From ICA 63, written by Craig McAllister of the blog Plain or Pan. Craig has subsequently gone on to be the author of a very well-received book, The Perfect Reminder, on the writing and recording of I’ve Seen Everything, the second album from Trashcan Sinatras.
I’m no expert on Polly Jean Harvey. I’m a huge fan and I have most of her back catalogue (the odd collaborative effort aside) and while there are other artists that I obsess far more over and go to first when choosing something to play on the rare occasion I have the house to myself, PJ is always somewhere in the background, shuffling up unannounced but always welcome on my iPod during the commute to work, or peeking out at me in-between my George Harrison and Richard Hawley albums. The bulk of her music still thrills and amazes and stands up to repeated listens long after the time of release, which is surely the mark of a true artist.
It’s incredible to think that PJ Harvey has been making records for nigh on a quarter of a century. From the lo-fi scuzz of Dry via the Patti Smith-isms of Stories From The City, Stories From The Sea and the stark, piano-only White Chalk right up to her most recent collection of WW1-themed songs on Let England Shake (not forgettting the one-off single in support of Guantanamo Bay prisoner Shaker Aamer), she’s one of our most consistent musicians. Daring, unpredictable and true to herself, she’s right up there with the best of ’em.
Sheela Na Gig was PJ’s second single and also appeared on Dry, her debut LP. She sets her stall out early here, singing about ‘child bearing hips‘ and ‘ruby red lips’. Hearing this for the first time as a 21 year old, I had no idea what a Sheela Na Gig was (Google it), so I listened to this thinking “Oh! Aye!” I always had this faint idea from then on in that one day she’d go out with me, until she met that bastard Nick Cave. Oh well, her loss.
Kamikaze is taken from Stories From the City, Stories From The Sea, PJ’s second Mercury-nominated LP. Her most straightforward pop/rock album, most of the tracks had the knack of sounding like Patti Smith on steroids.

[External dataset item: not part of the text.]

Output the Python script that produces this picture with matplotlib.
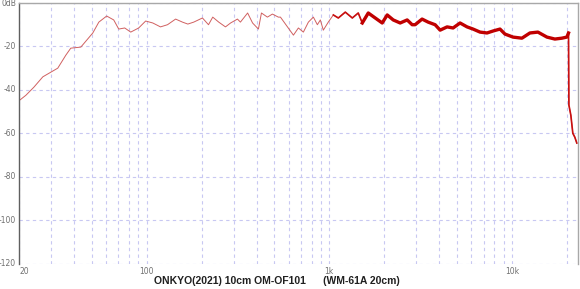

Kamikaze is terrific, a down-the-hill-with-no-brakes-on, headlong rush of close-mic’d guitars, polyrhythmic drums and yet more skyscraping hysterics. It’s a close cousin of 50ft Queenie, only with far better production and mastering.
If you’re new to PJ and any of these tracks have so far piqued your curiosity, I’d start with this track’s parent album and take things from there.
Following the stark, piano-led White Chalk, Let England Shake was PJ’s triumphant return to the guitar. Much of the album is loosely concept, relating to the atrocities of WW1. If this seems a bit heavy, the music therein was often light and airy; gone for the most part were the blooze blunderbuss guitars, replaced with lightly chiming 6 strings, clean and pleasant on the ear. Radio 2 music, even.
The Glorious Land begins with such a guitar, playing atop a rallying military bugle. Without getting too ‘muso’ about it, the chord changes are sublime, and the vocals are always to the fore. There’s almost a male/female duet in the verses, between PJ and (I think) a moonlighting Mick Harvey who come across like a 21st century Lee ‘n Nancy on helium, while PJ duets gloriously with herself in the chorus and outro. You might want to discover the rest of this album for yourself. It’s one of her best.